[Task description] From the records, pick out and copy each line containing "matplotlib".

[Provided records]
..............................

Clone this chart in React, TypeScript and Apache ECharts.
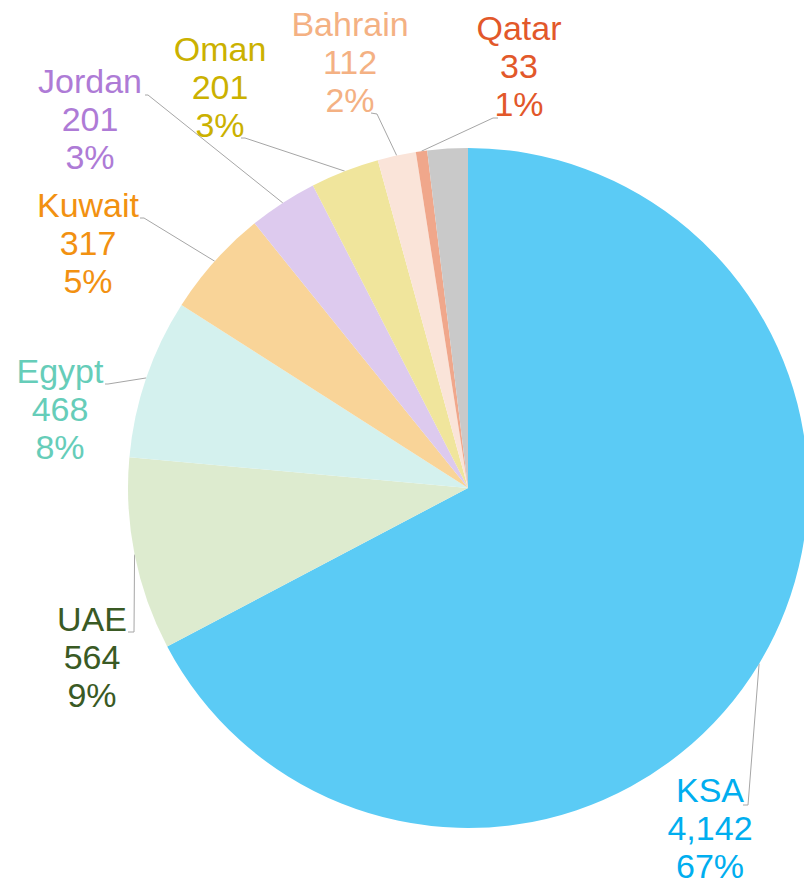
import React, { useEffect, useRef } from "react";
import * as echarts from "echarts";

// ---- data ----
const categories = ["KSA", "UAE", "Egypt", "Kuwait", "Jordan", "Oman", "Bahrain", "Qatar", "Other"];
const values = [4142, 564, 468, 317, 201, 201, 112, 33, 118];
const labelVisible = [true, true, true, true, true, true, true, true, false];

// ---- styles ----
const sliceColors = ["#5BCBF5", "#DDEBCF", "#D4F1EE", "#F9D498", "#DDCAEE", "#F0E59C", "#FAE4D9", "#F0A78B", "#C9C9C9"];
const labelColors = ["#00AEEF", "#3A5A24", "#66CDB9", "#F29111", "#AE7BD6", "#CBB100", "#F4B183", "#E2582A", "#999999"];

// ---- label layout (block top-centre, leader bend and end) ----
const labelBoxes: { x: number; y: number; bend: number[]; end: number[] }[] = [
  { x: 710, y: 771, bend: [748, 805], end: [743, 805] },
  { x: 92, y: 600, bend: [134, 632], end: [128, 632] },
  { x: 60, y: 352, bend: [108, 384], end: [105, 384] },
  { x: 88, y: 186, bend: [144, 218], end: [140, 218] },
  { x: 90, y: 62, bend: [148, 95], end: [145, 95] },
  { x: 220, y: 30, bend: [245, 138], end: [241, 138] },
  { x: 350, y: 5, bend: [377, 114], end: [371, 113] },
  { x: 519, y: 9, bend: [493, 118], end: [498, 118] },
];

const CENTER = [468, 488];
const RADIUS = 340;

export default function App() {
  const ref = useRef<HTMLDivElement>(null);
  useEffect(() => {
    if (!ref.current) return;
    const chart = echarts.init(ref.current, null, { renderer: "svg" });
    const total = values.reduce((a, b) => a + b, 0);
    const data = categories.map((name, i) => ({
      name,
      value: values[i],
      itemStyle: { color: sliceColors[i] },
      label: { show: labelVisible[i], color: labelColors[i] },
      labelLine: { show: labelVisible[i] },
    }));
    chart.setOption({
      animation: false,
      backgroundColor: "#ffffff",
      series: [
        {
          type: "pie",
          center: CENTER,
          radius: RADIUS,
          startAngle: 90,
          clockwise: true,
          avoidLabelOverlap: false,
          data,
          itemStyle: { borderWidth: 0 },
          emphasis: { disabled: true },
          label: {
            show: true,
            position: "outside",
            fontFamily: "Liberation Sans",
            fontSize: 34,
            lineHeight: 38,
            align: "center",
            formatter: (p: any) => {
              const v = values[p.dataIndex];
              const pct = Math.round((v / total) * 100);
              return `${p.name}\n${v.toLocaleString("en-US")}\n${pct}%`;
            },
          },
          labelLine: {
            show: true,
            length: 20,
            length2: 10,
            lineStyle: { color: "#A6A6A6", width: 1 },
          },
          labelLayout: (params: any) => {
            const box = labelBoxes[params.dataIndex];
            if (!box) return {};
            let start = params.labelLinePoints && params.labelLinePoints[0];
            if (!start) {
              let cum = 0;
              for (let k = 0; k < params.dataIndex; k++) cum += values[k];
              const mid = ((cum + values[params.dataIndex] / 2) / total) * Math.PI * 2;
              start = [CENTER[0] + RADIUS * Math.sin(mid), CENTER[1] - RADIUS * Math.cos(mid)];
            }
            return {
              x: box.x,
              y: box.y,
              align: "center",
              verticalAlign: "top",
              labelLinePoints: [start, box.bend, box.end],
            };
          },
        },
      ],
    });
    return () => chart.dispose();
  }, []);
  return (
    <div
      ref={ref}
      style={{ position: "absolute", left: 0, top: 0, width: 804, height: 885 }}
    />
  );
}
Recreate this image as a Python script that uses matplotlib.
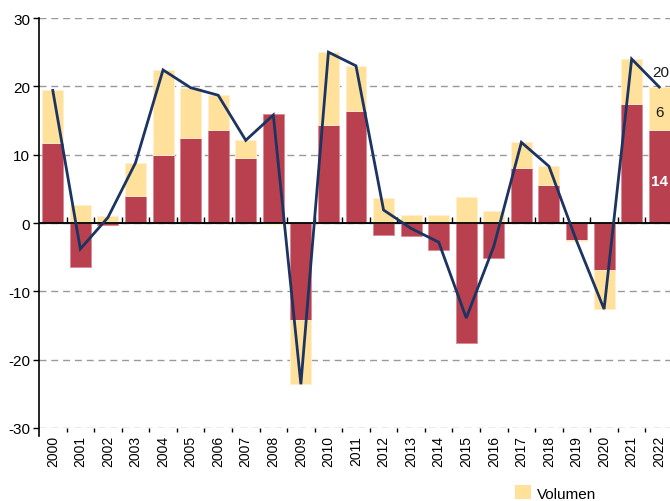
import matplotlib
matplotlib.use("Agg")
import matplotlib.pyplot as plt
import numpy as np
from matplotlib.patches import Patch

years = [str(y) for y in range(2000, 2023)]
preis = [11.7, -6.5, -0.3, 3.9, 9.9, 12.4, 13.6, 9.5, 16.0, -14.2, 14.3, 16.4,
         -1.8, -1.9, -4.0, -17.6, -5.1, 8.1, 5.5, -2.5, -6.9, 17.4, 13.6]
volumen = [7.7, 2.7, 1.0, 4.9, 12.5, 7.4, 5.1, 2.6, -0.2, -9.4, 10.7, 6.6,
           3.6, 1.1, 1.2, 3.8, 1.7, 3.7, 2.8, -0.1, -5.7, 6.6, 6.3]
umsatz = [19.4, -3.8, 0.8, 8.8, 22.4, 19.8, 18.7, 12.1, 15.8, -23.6, 25.0, 23.0,
          1.9, -0.8, -2.8, -13.9, -3.4, 11.8, 8.3, -2.6, -12.6, 24.0, 19.9]
last_labels = ["14", "6", "20"]

RED = "#b8404f"
YEL = "#ffe19c"
NAVY = "#1c3461"

plt.rcParams['font.family'] = ['Liberation Sans', 'DejaVu Sans']
plt.rcParams['axes.unicode_minus'] = False

fig = plt.figure(figsize=(6.7, 5.02), dpi=100)
ax = fig.add_axes([39/670, 1-429/502, (673-39)/670, (429-19)/502])

x = np.arange(len(years))
p = np.array(preis)
v = np.array(volumen)
w = 0.76
ax.bar(x, p, width=w, color=RED, edgecolor="#d98893", linewidth=0.6, zorder=2)
# stack volumen on preis when same sign, else from zero
base = np.where(np.sign(v) == np.sign(p), p, 0.0)
ax.bar(x, v, width=w, bottom=base, color=YEL, edgecolor="#fff0cf", linewidth=0.6, zorder=2)
ax.plot(x, umsatz, color=NAVY, lw=2.0, zorder=4, solid_joinstyle='miter')

ax.set_xlim(-0.5, len(years) - 0.5)
ax.set_ylim(-30, 30)
ax.set_yticks([-30, -20, -10, 0, 10, 20, 30])
ax.yaxis.grid(True, color="#999999", ls=(0, (5, 3.5)), lw=1.0, zorder=0)
ax.axhline(0, color="black", lw=1.3, zorder=3)

for s in ["top", "right", "bottom"]:
    ax.spines[s].set_visible(False)
ax.spines["left"].set_bounds(-31.2, 30)
ax.spines["left"].set_linewidth(1.2)
ax.tick_params(axis="y", direction="out", length=4.5, width=1, labelsize=11, pad=2)

ax.set_xticks(x)
ax.set_xticklabels(years, rotation=90, fontsize=10)
ax.set_xticks(x[:-1] + 0.5, minor=True)
ax.tick_params(axis="x", which="major", length=0, pad=5)
ax.tick_params(axis="x", which="minor", length=3, width=1, direction="out")

sec = ax.secondary_xaxis(0.5)
sec.set_xticks(x[:-1] + 0.5)
sec.set_xticklabels([])
sec.tick_params(length=4.5, width=1, direction="out")
sec.spines["bottom"].set_visible(False)

# labels on last bar
i = len(years) - 1
ax.text(x[i], p[i] / 2 - 0.6, last_labels[0], color="white", fontweight="bold",
        ha="center", va="center", fontsize=11, zorder=5)
ax.text(x[i], p[i] + v[i] / 2 - 0.5, last_labels[1], color="#1a1a1a",
        ha="center", va="center", fontsize=11, zorder=5)
ax.annotate(last_labels[2], (x[i], umsatz[i]), xytext=(-5, 6), textcoords="offset points",
            ha="left", va="bottom", fontsize=11, color="#1a1a1a", zorder=5,
            annotation_clip=False)

handles = [Patch(facecolor=YEL, edgecolor="none", label="Volumen")]
fig.legend(handles=handles, loc="center left", bbox_to_anchor=(515/670, 8/502),
           frameon=False, fontsize=11, handlelength=1.05, handleheight=1.0,
           handletextpad=0.4, borderpad=0, borderaxespad=0)

fig.savefig("out.png", dpi=100)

..............................

[Solution to this exercise]
Recreate this image as a Python script that uses matplotlib.
import matplotlib
matplotlib.use("Agg")
import matplotlib.pyplot as plt
from matplotlib.patches import Patch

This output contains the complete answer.